It takes between 20 and 40 minutes to provision the Compute Plane, depending on the AWS region.

When complete, you'll receive an email, and the Ahana SaaS Console will update this:

Ahana SaaS Console

Now that you have created an Ahana account and set up an Ahana Compute Plane, the next step is to create a Presto cluster.

Create Presto Cluster

In the Ahana SaaS Console, select Clusters, then select Create Cluster.

Create Presto Cluster

The Create a Cluster page is displayed.

Create a Cluster

1. Enter a Cluster Name

The Cluster Name:

  • Must be unique across your Ahana Compute Plane
  • Must begin and end with a letter or number
  • Must be a maximum length of 63 characters.

Ahana recommends entering a descriptive name to help identify the cluster.

The cluster name is used as part of the cluster endpoints. For example, a cluster name telemetry would be used to form the Presto endpoint https://telemetry.tenant.cp.ahana.cloud and the JDBC endpoint jdbc:presto://telemetry.tenant.cp.ahana.cloud:443.

2. Select the Workload Profile

Concurrent queries are the number of queries executing at the same time in a cluster. Ahana has identified workloads based on the number of concurrent queries and curated a set of tuned session properties for each workload profile.

Select the Workload Profile based on the number of concurrent queries expected to run on the cluster.

  • Low Concurrency is useful for clusters that run a limited number of queries or a few large, complex queries. Low concurrency also supports bigger and heavier ETL jobs.
  • High Concurrency is better for running multiple queries at the same time, such as dashboard and reporting queries or A/B testing analytics.

Cluster Settings

Cluster Settings

Select the Node Instance Types

Select the AWS EC2 instance type to be provisioned for the Coordinator Instance Type. Because Presto has only one coordinator node, it is important to have an instance that can support the workload. The recommended Coordinator Instance Type is r5.4xlarge.

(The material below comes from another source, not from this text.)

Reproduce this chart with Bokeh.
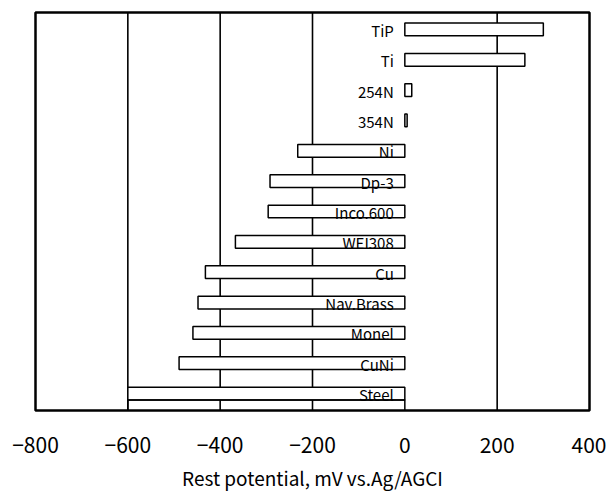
from bokeh.plotting import figure
from bokeh.models import Range1d, FixedTicker, ColumnDataSource
from bokeh.core.properties import value
from bokeh.embed import file_html
from bokeh.resources import INLINE

materials = ["TiP", "Ti", "254N", "354N", "Ni", "Dp-3", "Inco.600", "WEI308",
             "Cu", "Nav.Brass", "Monel", "CuNi", "Steel"]
potentials = [300, 260, 15, 5, -232, -292, -296, -367, -432, -448, -459, -489, -600]
x_ticks = [-800, -600, -400, -200, 0, 200, 400]
tick_labels = ["\u2212800", "\u2212600", "\u2212400", "\u2212200", "0", "200", "400"]
grid_lines = [-600, -400, -200, 200]
x_title = "Rest potential, mV vs.Ag/AGCI"

FONT = "Noto Sans CJK JP"
idx = list(range(len(materials)))
bar_h = 0.42

src = ColumnDataSource(dict(
    mat=materials,
    y=idx,
    left=[min(0, v) for v in potentials],
    right=[max(0, v) for v in potentials],
    lx=[-24] * len(materials),
))

p = figure(width=606, height=493, output_backend="svg", toolbar_location=None,
           x_range=Range1d(-800, 400), y_range=Range1d(12.56, -0.56),
           min_border_left=35, min_border_right=17, min_border_top=12,
           min_border_bottom=73)

p.background_fill_color = "white"
p.border_fill_color = "white"
p.outline_line_color = "black"
p.outline_line_width = 2.5

p.ygrid.visible = False
p.xgrid.visible = False
for g in grid_lines:
    p.segment(x0=[g], y0=[-1], x1=[g], y1=[14], line_color="black", line_width=1.6)

p.hbar(y="y", left="left", right="right", height=bar_h, source=src,
       fill_color="white", line_color="black", line_width=1.5)

# lower outline beneath the Steel bar (cut by the frame)
steel = potentials[-1]
p.quad(left=[steel], right=[0], top=[idx[-1] + bar_h / 2], bottom=[idx[-1] + 0.9],
       fill_alpha=0, line_color="black", line_width=1.5)

p.text(x="lx", y="y", text="mat", source=src, text_align="right",
       text_baseline="middle", text_font=value(FONT), text_font_size="15px",
       text_color="black", y_offset=1)

p.yaxis.visible = False
ax = p.xaxis[0]
ax.ticker = FixedTicker(ticks=x_ticks)
ax.major_label_overrides = {t: l for t, l in zip(x_ticks, tick_labels)}
ax.axis_line_color = None
ax.major_tick_line_color = None
ax.minor_tick_line_color = None
ax.major_label_standoff = 20
ax.major_label_text_font = FONT
ax.major_label_text_font_size = "21px"
ax.major_label_text_color = "black"
ax.axis_label = x_title
ax.axis_label_text_font = FONT
ax.axis_label_text_font_size = "19px"
ax.axis_label_text_font_style = "normal"
ax.axis_label_text_color = "black"
ax.axis_label_standoff = 8

open("out.html", "w").write(file_html(p, INLINE))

Select the AWS EC2 instance type to be provisioned for the Worker Node Instance Type. The recommended Worker Node Instance Type is r5.2xlarge.

Configure Cluster Scaling

There are two types of scaling strategies available:

  • Static: A Static scaling strategy means that the number of worker nodes is constant while the cluster is being used. See Configure Static Scaling.
  • Scale-Out only (CPU): A Scale-Out only (CPU) scaling strategy means that the number of worker nodes begins at a minimum and increases to a maximum based on the worker nodes' average CPU utilization. See Configure Scale Out only (CPU) Scaling.

Configure Static Scaling

In Scaling Strategy, select Static.

Cluster Scaling

Enter the Default Worker Node Count for the number of worker nodes in the Presto cluster. Choose a number between 1 and 100.

Optionally, select Scale to a single worker node when idle to scale the cluster to a single worker node when the cluster is idle for a user-specified amount of time.

If Scale to a single worker node when idle is enabled, the cluster idle time limit can be set in the Time window before scaling to a single worker node. The default value is 30 minutes.

Configure Scale Out only (CPU) Scaling

In Scaling Strategy, select Scale Out only (CPU).

select Scale Out only (CPU)

Enter the:

  • Minimum Worker Node Count
  • Maximum Worker Node Count
  • Scale-Out Step Size

The Presto cluster starts with the number of worker nodes in Minimum Worker Node Count, and if the average CPU utilization of the worker nodes goes above 75% for a period of 15 minutes, new worker nodes are added to the Scale-Out Step Size amount up to the Maximum Worker Node Count. See: When does autoscaling occur?

Optionally, set the Time window before scaling to minimum worker node count. The default value is 30 minutes.

Enter the Query Termination Grace Period

Optionally, set the Query Termination Grace Period value.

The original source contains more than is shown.